In relative terms, the change here may not look enormous; the peak in the early eighteenth century (181 words per thousand) is only about 20% higher than the trough in the late eighteenth century (152 words per thousand). But we’re talking about some of the most common words in the language (can, think, do, self, way, need, know). It’s a bit surprising that this part of the lexicon fluctuates at all. You might expect to see a gradual decline in the frequency of these words, as the overall size of the lexicon increases. But that’s not what happens: instead we see a rapid decline in the eighteenth century (as prose becomes less like speech, or at least less like the imagined speech of contemporaneous drama), and then a gradual recovery throughout the nineteenth century.

What does this tell us about literature? Not much, without information about genre. After all, as I mentioned, dramatic writing is a lot closer to speech than, say, poetry is. This curve might just be telling us that very few plays got written in the late eighteenth century.

Fortunately it’s possible to check the Google corpus against a smaller corpus of individual texts categorized by genre. I’ve made an initial pass at the first hundred years of this problem using a corpus of 2,188 eighteenth-century books produced by ECCO-TCP, which I obtained in plain text with help from Laura Mandell and 18thConnect. Two thousand books isn’t a huge corpus, especially not after you divide them up by genre, so these results are only preliminary. But the initial results seem to confirm that the change involved the language of prose itself, and not just changes in the relative prominence of different genres. Both fiction and nonfiction prose show a marked change across the century. If I’m right that the frequency of pre-12c words is a fair proxy for resemblance to spoken language, they became less and less like speech.

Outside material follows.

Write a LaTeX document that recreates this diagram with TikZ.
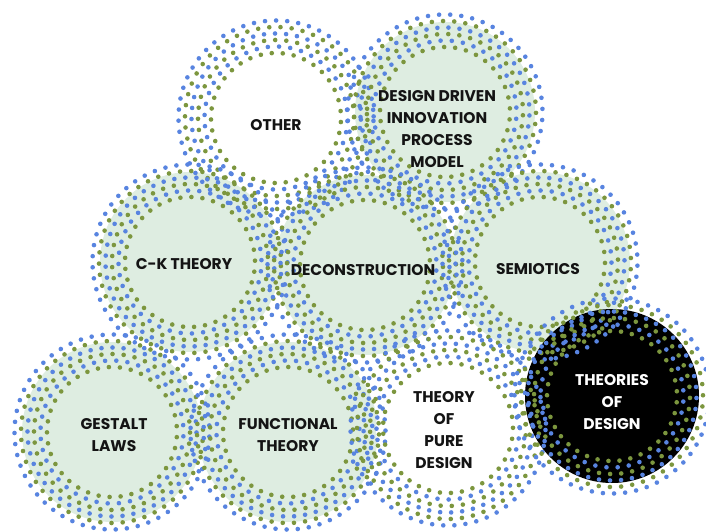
\documentclass[tikz,border=0pt]{standalone}
\usepackage{fontspec}
\setmainfont{Poppins}
\definecolor{dotblue}{RGB}{88,132,224}
\definecolor{dotgreen}{RGB}{124,150,62}
\definecolor{mint}{RGB}{222,237,225}
\newcommand\dotring[3]{%
  \foreach \rr/\cc in {65/dotgreen,71.5/dotblue,78/dotgreen,84.5/dotblue,91/dotgreen,97.5/dotblue}{%
    \pgfmathtruncatemacro\nn{2*pi*\rr/11}%
    \pgfmathsetmacro\st{360/\nn}%
    \foreach \k in {1,...,\nn}{%
      \fill[\cc] (#1,#2) ++({#3+\k*\st+\rr*2.3}:\rr) circle (2.3);
    }%
  }%
}
\tikzset{
  lbl/.style={font=\fontsize{15.5}{21.7}\selectfont\bfseries, align=center, text=black!92, inner sep=0pt},
  lblw/.style={lbl, text=white},
}
\begin{document}
\begin{tikzpicture}[x=1pt,y={(0pt,-1pt)}]
\useasboundingbox (0,0) rectangle (706,532);
% fills
\foreach \cx/\cy in {445/112, 190/262, 365/265, 540/262, 112/432, 288/432}{
  \fill[mint] (\cx,\cy) circle (90);
}
\fill[white] (276,118) circle (72);
\fill[white] (448,428) circle (72);
\fill[black] (612,396) circle (87);
% dot rings
\dotring{276}{118}{0}
\dotring{445}{112}{3}
\dotring{190}{262}{5}
\dotring{365}{265}{2}
\dotring{540}{262}{7}
\dotring{112}{432}{1}
\dotring{288}{432}{4}
\dotring{448}{428}{6}
\dotring{612}{396}{2}
% labels
\node[lbl] (other) at (276,125) {OTHER};
\node[lbl] (ddipm) at (437,129) {DESIGN DRIVEN\\INNOVATION\\PROCESS\\MODEL};
\node[lbl] (ck) at (184,264) {C-K THEORY};
\node[lbl] (decon) at (363,270) {DECONSTRUCTION};
\node[lbl] (semio) at (538,269) {SEMIOTICS};
\node[lbl] (gestalt) at (114,435) {GESTALT\\LAWS};
\node[lbl] (func) at (288,435) {FUNCTIONAL\\THEORY};
\node[lbl] (pure) at (444,430) {THEORY\\OF\\PURE\\DESIGN};
\node[lblw] (theories) at (612,402) {THEORIES\\OF\\DESIGN};
\end{tikzpicture}
\end{document}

“Fiction” is of course a fuzzy category in the eighteenth century. The blurriness of the boundary between a sensationalized biography and a “novel” is a lot of the point of being a novel. In the graph above, I’ve lumped biographies and collections of personal letters in with novels, because I’m less interested in distinguishing something unique about fiction than I am in confirming a broad change in the diction of nondramatic prose.

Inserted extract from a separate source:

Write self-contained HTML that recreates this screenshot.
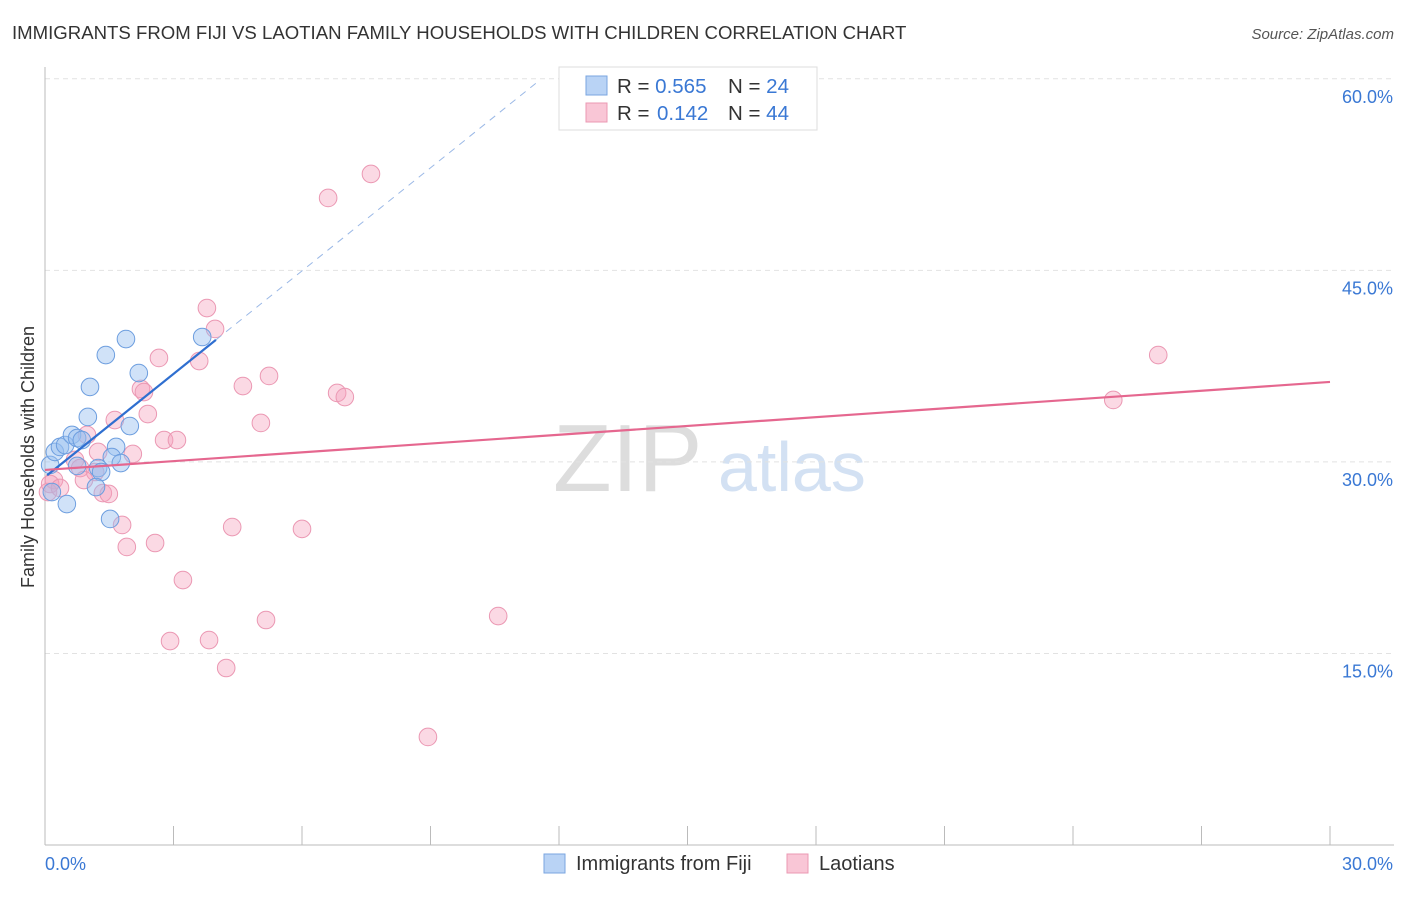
<!DOCTYPE html>
<html><head><meta charset="utf-8"><style>
body{margin:0;background:#fff;font-family:"Liberation Sans",sans-serif;}
svg text{font-family:"Liberation Sans",sans-serif;}
</style></head><body>
<svg id="chart" width="1406" height="892" viewBox="0 0 1406 892">
<text x="12" y="39" font-size="18.6" fill="#333">IMMIGRANTS FROM FIJI VS LAOTIAN FAMILY HOUSEHOLDS WITH CHILDREN CORRELATION CHART</text>
<text x="1394" y="39" font-size="15" fill="#555" font-style="italic" text-anchor="end">Source: ZipAtlas.com</text>
<g>
<text x="553" y="491" font-size="96" font-family="Liberation Serif" fill="#ddd">ZIP</text>
<text x="718" y="491" font-size="70" fill="#d3e1f3">atlas</text>
</g>
<g id="grid"></g>
<g id="axes"></g>
<g id="marks"></g>
<text transform="translate(34,457) rotate(-90)" font-size="18" fill="#333" text-anchor="middle">Family Households with Children</text>
<g>
<rect x="559" y="67" width="258" height="63" fill="#fff" stroke="#ddd"/>
<rect x="586" y="76" width="21" height="19" fill="#b9d3f5" stroke="#7aa6e0"/>
<rect x="586" y="103" width="21" height="19" fill="#f9c6d6" stroke="#eb98b3"/>
<text x="617" y="93" font-size="20.5" fill="#333">R = <tspan fill="#3a78d4">0.565</tspan><tspan x="728">N = </tspan><tspan fill="#3a78d4">24</tspan></text>
<text x="617" y="120" font-size="20.5" fill="#333">R = <tspan fill="#3a78d4" x="657">0.142</tspan><tspan x="728">N = </tspan><tspan fill="#3a78d4">44</tspan></text>
</g>
<g>
<rect x="544" y="854" width="21" height="19" fill="#b9d3f5" stroke="#7aa6e0"/>
<text x="576" y="870" font-size="20" fill="#333">Immigrants from Fiji</text>
<rect x="787" y="854" width="21" height="19" fill="#f9c6d6" stroke="#eb98b3"/>
<text x="819" y="870" font-size="20" fill="#333">Laotians</text>
</g>
</svg>
<script>
const yTicks=[15,30,45,60];
const yTickLabels=["15.0%","30.0%","45.0%","60.0%"];
const xEndLabels=["0.0%","30.0%"];
const fijiX=[0.12,0.23,0.35,0.47,0.63,0.75,0.86,1.00,1.05,1.42,1.89,2.19,1.98,1.66,1.56,1.77,1.24,1.31,1.19,1.52,0.51,0.16,3.67,0.75];
const fijiY=[29.76,30.78,31.17,31.32,32.11,31.87,31.71,33.52,35.87,38.37,39.62,36.96,32.81,31.17,30.38,29.91,29.52,29.21,28.03,25.53,26.70,27.64,39.78,29.68];
const laoX=[7.61,6.61,3.78,3.97,2.66,3.60,2.24,2.31,4.62,5.23,6.82,7.00,2.40,1.63,5.04,2.78,3.08,0.98,1.24,2.05,0.70,0.82,1.17,0.21,0.07,0.12,1.35,1.49,1.80,4.37,6.00,1.91,2.57,3.22,5.16,3.83,2.92,4.23,8.94,10.58,25.99,24.94,0.91,0.35];
const laoY=[52.55,50.67,42.05,40.41,38.14,37.90,35.71,35.47,35.94,36.73,35.40,35.08,33.75,33.28,33.05,31.71,31.71,32.11,30.78,30.62,30.15,29.52,29.21,28.58,27.64,28.27,27.56,27.49,25.06,24.90,24.75,23.34,23.65,20.75,17.62,16.05,15.97,13.86,8.46,17.93,38.37,34.85,28.58,27.96];
const fijiTrend=[28.82,2.69];
const laoTrend=[29.37,0.2297];
const sx=v=>45+v*(1285/30);
const sy=v=>845-v*12.77;
const NS="http://www.w3.org/2000/svg";
function mk(t,a,p){const e=document.createElementNS(NS,t);for(const k in a)e.setAttribute(k,a[k]);p.appendChild(e);return e;}
const grid=document.getElementById('grid'),axes=document.getElementById('axes'),marks=document.getElementById('marks');
yTicks.forEach((v,i)=>{
 const l=mk('line',{x1:45,x2:1394,y1:sy(v),y2:sy(v),stroke:'#e2e2e2','stroke-dasharray':'5,4'},grid);
 
 
 const t=mk('text',{x:1393,y:sy(v)+24,'font-size':18,fill:'#3a78d4','text-anchor':'end'},axes);
 t.textContent=yTickLabels[i];
 
 
});
const a1=mk('line',{x1:45,x2:45,y1:67,y2:845,stroke:'#bbb'},axes);


const a2=mk('line',{x1:45,x2:1394,y1:845,y2:845,stroke:'#bbb'},axes);


for(let k=0;k<=10;k++){
 const tk=mk('line',{x1:sx(k*3),x2:sx(k*3),y1:826,y2:845,stroke:'#bbb'},axes);
 
 
}
const xl0=mk('text',{x:45,y:870,'font-size':18,fill:'#3a78d4'},axes);xl0.textContent=xEndLabels[0];


const xl1=mk('text',{x:1393,y:870,'font-size':18,fill:'#3a78d4','text-anchor':'end'},axes);xl1.textContent=xEndLabels[1];


laoX.forEach((x,i)=>{
 const c=mk('circle',{cx:sx(x),cy:sy(laoY[i]),r:8.8,fill:'rgba(245,160,188,0.4)',stroke:'#eb98b3','stroke-width':1},marks);
 
 
});
fijiX.forEach((x,i)=>{
 const c=mk('circle',{cx:sx(x),cy:sy(fijiY[i]),r:8.8,fill:'rgba(150,190,240,0.45)',stroke:'#6d9edf','stroke-width':1},marks);
 
 
});
const fEnd=Math.max(...fijiX)+0.32;
const ld=mk('line',{x1:sx(fEnd),y1:sy(fijiTrend[0]+fijiTrend[1]*fEnd),x2:sx(11.56),y2:sy(fijiTrend[0]+fijiTrend[1]*11.56),stroke:'#9ab8e6','stroke-width':1,'stroke-dasharray':'7,6'},marks);


const lf=mk('line',{x1:sx(0.05),y1:sy(fijiTrend[0]+fijiTrend[1]*0.05),x2:sx(fEnd),y2:sy(fijiTrend[0]+fijiTrend[1]*fEnd),stroke:'#2f6fd0','stroke-width':2.2},marks);


const lp=mk('line',{x1:sx(0),y1:sy(laoTrend[0]),x2:sx(30),y2:sy(laoTrend[0]+laoTrend[1]*30),stroke:'#e5678f','stroke-width':2.2},marks);


</script>
</body></html>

By contrast, there’s relatively little change in the diction of poetry and drama. The proportion of pre-twelfth-century words is roughly the same at the end of the century as it was at the beginning.

Are these results intuitive, or are they telling us something new? I think the general direction of these curves probably confirms some intuitions. Anyone who studies eighteenth and nineteenth-century English knows that you get a lot of long words around 1800. Sad things become melancholy, needs become a necessity, and so on.

What may not be intuitive is how broad and steady the arc of change appears to be. To the extent that we English professors have any explanation for the elegant elaboration of late-eighteenth-century prose, I think we tend to blame Samuel Johnson. But these graphs suggest that much of the change had already taken place by the time Johnson published his Dictionary. Moreover, our existing stories about the history of style put a lot of emphasis on poetry — for instance, on Wordsworth’s critique of poetic diction. But the biggest changes in the eighteenth century seem to have involved prose rather than poetry. It’ll be interesting to see whether that holds true in the nineteenth century as well.

How do we explain these changes? I’m still trying to figure out. In the next couple of weeks I’ll write a post asking what took up the slack: what kinds of language became common in books where old, common words were relatively underrepresented?

—– references —–
1) William Wordsworth and Samuel T. Coleridge, Lyrical Ballads, with a Few Other Poems (Bristol: 1798), i.
2) Laly Bar-Ilan and Ruth A. Berman, “Developing register differentiation: the Latinate-Germanic divide in English,” Linguistics 45 (2007): 1-35.